Researching Dutch Resistance: Institute Welcomes Visiting Scholar

Tue, 10/25/2011 - 12:00am

Atje Gercama becomes first scholar in residence of College 2020 research cluster

Atje Gercama, a Ph.D. candidate in International Peace Studies at the Irish School of Ecumenics, Trinity College Dublin, has come to the Institute for a month of research using the Visual History Archive.  Gercama will study the testimonies of Holocaust survivors and other witnesses in support of her dissertation, Towards a Feminist Approach to Ethics of War.
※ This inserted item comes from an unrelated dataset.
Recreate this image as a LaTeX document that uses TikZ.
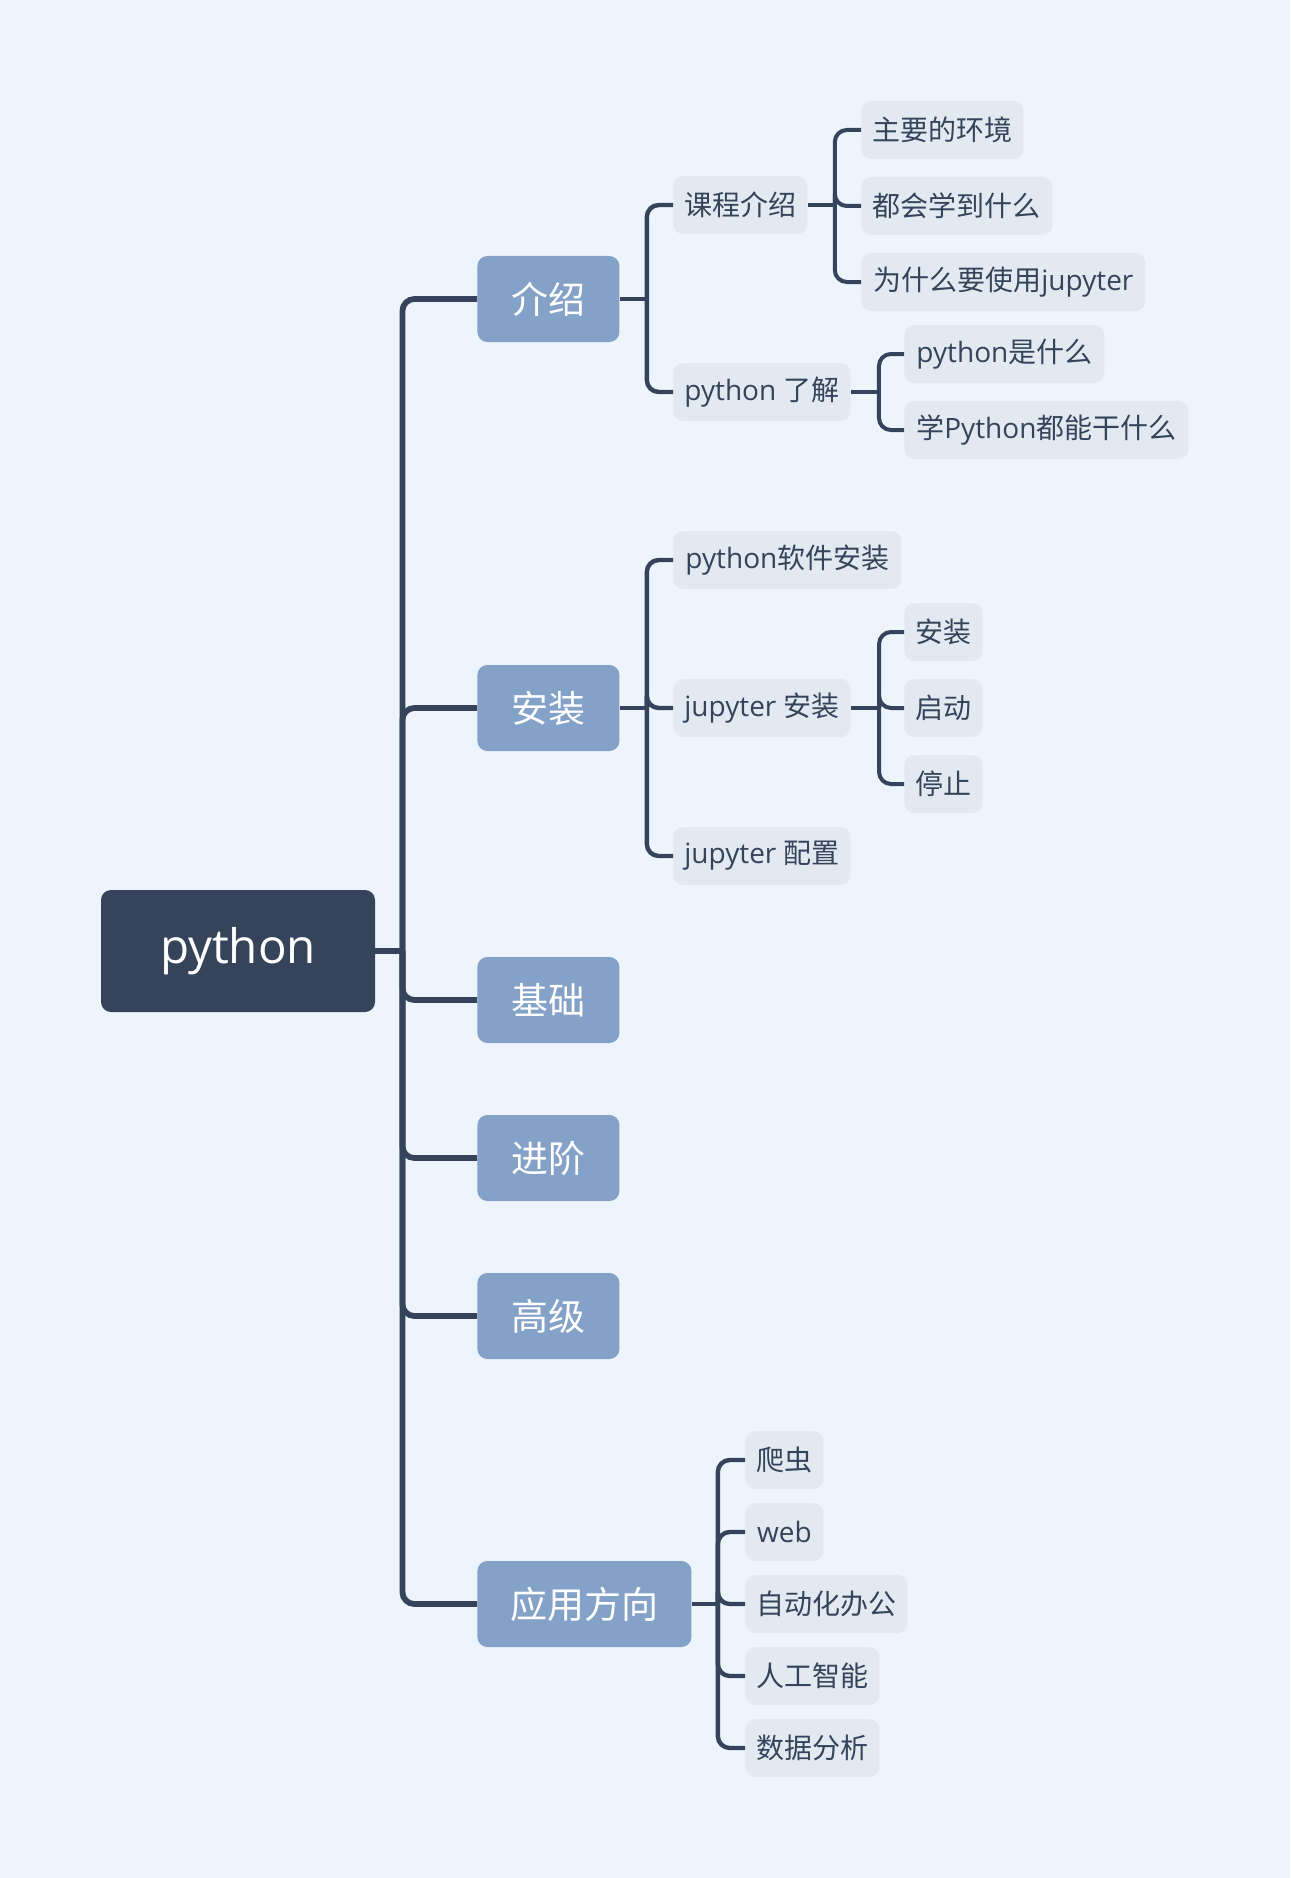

Gercama is the first scholar in residence of the College 2020 research cluster, Resisting the Path to Genocides.  The research cluster is led by Stephen D. Smith, USC Shoah Foundation Institute Executive Director, and Wolf Gruner, Shapell-Guerin Chair in Jewish Studies and a Professor of History in the USC Dana and David Dornsife College of Letters, Arts and Sciences.  It addresses the question, "What enables people to oppose or resist racist ideologies, state discrimination practices or the active participation in mass atrocities?"  Gercama, whose Ph.D. research focuses on the underrepresentation of women's war experiences in mainstream discourses on war, will use the Visual History Archive to "explore the role of the Dutch resistance in the normative context of saving human lives during World War II."